I pray you are enjoying the balance of this Father’s Day month. I have been blessed to spend a good chunk of it in the mountains of Colorado in partnership with Voice of Wilderness to conduct the father-daughter hiking trip and the father-son backpacking trip.
When dads commit time to young-adult children and they mutually endure a physical challenge, God shows up. It takes intentional effort for dads to stay engaged with young-adult children, ages 14-25, without being intrusive. The goal is for dads to mature in relationship with each child as he or she matures. It requires commitment, input from mom and one-on-one father-child time.
“No longer do I call you slaves, for the slave does not know what his master is doing; but I have called you friends, because all things that I have heard from My Father I have made known to you.” … Jesus said to her, “Stop clinging to Me, for I have not yet ascended to the Father; but go to My brothers and say to them, ‘I am ascending to My Father and your father, and My God and your God.’” – John 15:15 & 20:17. Through His intentionality, one-on-one interaction with each disciple and the challenges they faced together over His three years of ministry, Jesus matured in relationship with His disciples – they grew from slaves to friends and finally to brothers! As slaves, they were grounded in the foundational teaching the Lord provided. As friends, they began to walk in and apply the teaching as the Lord directed. As brothers, they would carry Jesus’ ministry forward as He returned to His Father. Similarly, dads are to be intentional in grounding kids in the foundational teaching and family values in the first 10-years of life. The second 10-years calls for engagement that empowers kids to own their faith and emboldens them to make wise choices in the midst of confusing influences. And with adult children, the word is availability. This is the time for faith-related encouragement and letting go in love.
Tips to build on the momentum of Father’s Day month:
- Remember kids spell love T I M E – Keep track of your MARBLES;
- Ask the youth or family minister how you can be of help with an upcoming event;
- Start a fathering movement in your church - include an annual father-child retreat;
- Commit time to teach your child how to drive;
- Schedule extended one-on-one time such as a hiking trip or an activity that aligns with your child’s interests. Initiate discussion around job searches and college visits.

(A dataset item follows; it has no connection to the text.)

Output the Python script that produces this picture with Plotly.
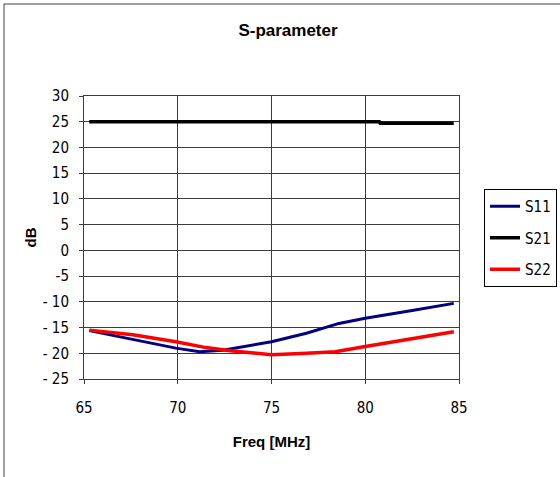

Prayer guide: Thank You Lord for Your example and Your call for me to disciple my family. I confess I have kept the job description as a dad to financial provider and disciplinarian. That has not facilitated healthy, maturing relationships with the kids. Forgive me. Help me open my heart and my calendar to prioritize right stuff during the short 15 to 18 years You grant me with my kids. I want to carry the momentum of this Father’s Day month onward. I commit to scheduling routine one-on-one time with You, with my bride and with each child in order to nurture healthy and maturing relationships. That is the dad You call me to be and that is the dad my kids need to see. Amen.
A faithful father builds on the momentum of Father’s Day month.